# Start of Raw data

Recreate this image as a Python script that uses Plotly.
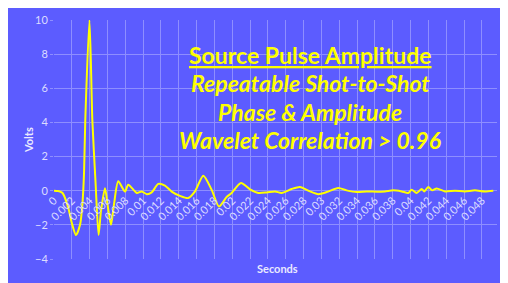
import plotly.graph_objects as go

# ---- data ----
time_s = [0, 0.00045, 0.00086, 0.00104, 0.0016, 0.002, 0.00247, 0.00292, 0.00317, 0.00337,
          0.00351, 0.00398, 0.0043, 0.00466, 0.005, 0.00527, 0.00572, 0.00606, 0.00639, 0.00673,
          0.00721, 0.00796, 0.00833, 0.00928, 0.00984, 0.0104, 0.01096, 0.0117, 0.01245, 0.0132,
          0.01413, 0.01506, 0.01582, 0.01675, 0.01769, 0.01851, 0.01937, 0.01993, 0.02098, 0.02199,
          0.02292, 0.02386, 0.02479, 0.02554, 0.02666, 0.02759, 0.02872, 0.02965, 0.03059, 0.03189,
          0.03283, 0.03395, 0.03508, 0.0362, 0.03713, 0.03806, 0.039, 0.03974, 0.04012, 0.04068,
          0.04125, 0.04154, 0.04199, 0.04243, 0.04293, 0.04386, 0.04498, 0.0461, 0.04722, 0.04834,
          0.04928]
volts = [0, -0.02, -0.1, -0.2, -1.0, -1.9, -2.6, -2.0, -0.9, 1.05,
         4.15, 10, 4.15, 0.5, -2.6, -1.2, 0.15, -1.0, -2.0, -0.8,
         0.55, -0.05, 0.35, -0.13, -0.04, -0.2, -0.1, 0.4, 0.3, -0.05,
         -0.3, -0.43, -0.04, 0.88, 0.05, -0.92, -0.37, -0.13, 0.45, 0.08,
         -0.13, -0.1, -0.04, -0.13, 0.1, 0.22, -0.04, -0.2, -0.08, 0.16,
         0.02, -0.08, -0.04, -0.06, -0.04, 0.02, -0.04, -0.13, 0.06, -0.13,
         0.1, -0.04, 0.22, 0.02, 0.13, -0.04, 0, -0.04, 0.02, -0.04,
         0]

x_tick_vals = [i * 0.002 for i in range(25)]
x_tick_text = ["0", "0.002", "0.004", "0.006", "0.008", "0.01", "0.012", "0.014", "0.016",
               "0.018", "0.02", "0.022", "0.024", "0.026", "0.028", "0.03", "0.032", "0.034",
               "0.036", "0.038", "0.04", "0.042", "0.044", "0.046", "0.048"]
y_tick_vals = [-4, -2, 0, 2, 4, 6, 8, 10]

title_lines = ["<u><b>Source Pulse Amplitude</b></u>",
               "<b><i>Repeatable Shot-to-Shot</i></b>",
               "<b><i>Phase &amp; Amplitude</i></b>",
               "<b><i>Wavelet Correlation &gt; 0.96</i></b>"]

# ---- styling ----
BLUE = "#5C5CFF"
GRID = "#8E8EFF"
TICK = "#DCDCFF"
YELLOW = "#FFFF00"
FONT = "Lato"

fig = go.Figure()
fig.add_trace(go.Scatter(x=time_s, y=volts, mode="lines",
                         line=dict(color=YELLOW, width=2, shape="spline", smoothing=0.7),
                         hoverinfo="skip", showlegend=False))

W, H = 508, 283
OFF = 8  # page body margin in the browser
L, R, T, B = 46, 19, 12, 32
pw, ph = W - L - R, H - T - B

def px_x(px):
    return (px - OFF - L) / pw

def px_y(py):
    return (H - B - (py - OFF)) / ph

title_y = [55, 83, 112, 140]
for txt, yy in zip(title_lines, title_y):
    fig.add_annotation(text=txt, xref="paper", yref="paper", x=px_x(310), y=px_y(yy),
                       showarrow=False, xanchor="center", yanchor="middle",
                       font=dict(family=FONT, size=23, color=YELLOW))

fig.add_annotation(text="<b>Seconds</b>", xref="paper", yref="paper",
                   x=px_x(277), y=px_y(268), showarrow=False,
                   xanchor="center", yanchor="middle",
                   font=dict(family=FONT, size=11, color="#EAEAFF"))
fig.add_annotation(text="<b>Volts</b>", xref="paper", yref="paper",
                   x=px_x(28), y=px_y(140), showarrow=False, textangle=-90,
                   xanchor="center", yanchor="middle",
                   font=dict(family=FONT, size=11, color="#EAEAFF"))

fig.update_layout(
    width=W, height=H,
    margin=dict(l=L, r=R, t=T, b=B, pad=0, autoexpand=False),
    paper_bgcolor=BLUE, plot_bgcolor=BLUE,
    xaxis=dict(range=[0, 0.0497], tickvals=x_tick_vals, ticktext=x_tick_text,
               tickangle=-45, showgrid=True, gridcolor=GRID, gridwidth=1,
               zeroline=False, showline=False, ticks="", automargin=False,
               anchor="free", position=px_y(191),
               tickfont=dict(family=FONT, size=11, color=TICK)),
    yaxis=dict(range=[-4, 10], tickvals=y_tick_vals, showgrid=True, gridcolor=GRID,
               gridwidth=1, zeroline=False, showline=False, ticks="outside",
               ticklen=3, tickcolor=GRID, automargin=False,
               tickfont=dict(family=FONT, size=11, color=TICK)),
)

fig.write_html("out.html")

# End of Raw data

With all pictures left out, please transcribe exactly the lines from the start of the material through the line with "import plotly.graph_objects as go".

§ Full output:
Recreate this image as a Python script that uses Plotly.
import plotly.graph_objects as go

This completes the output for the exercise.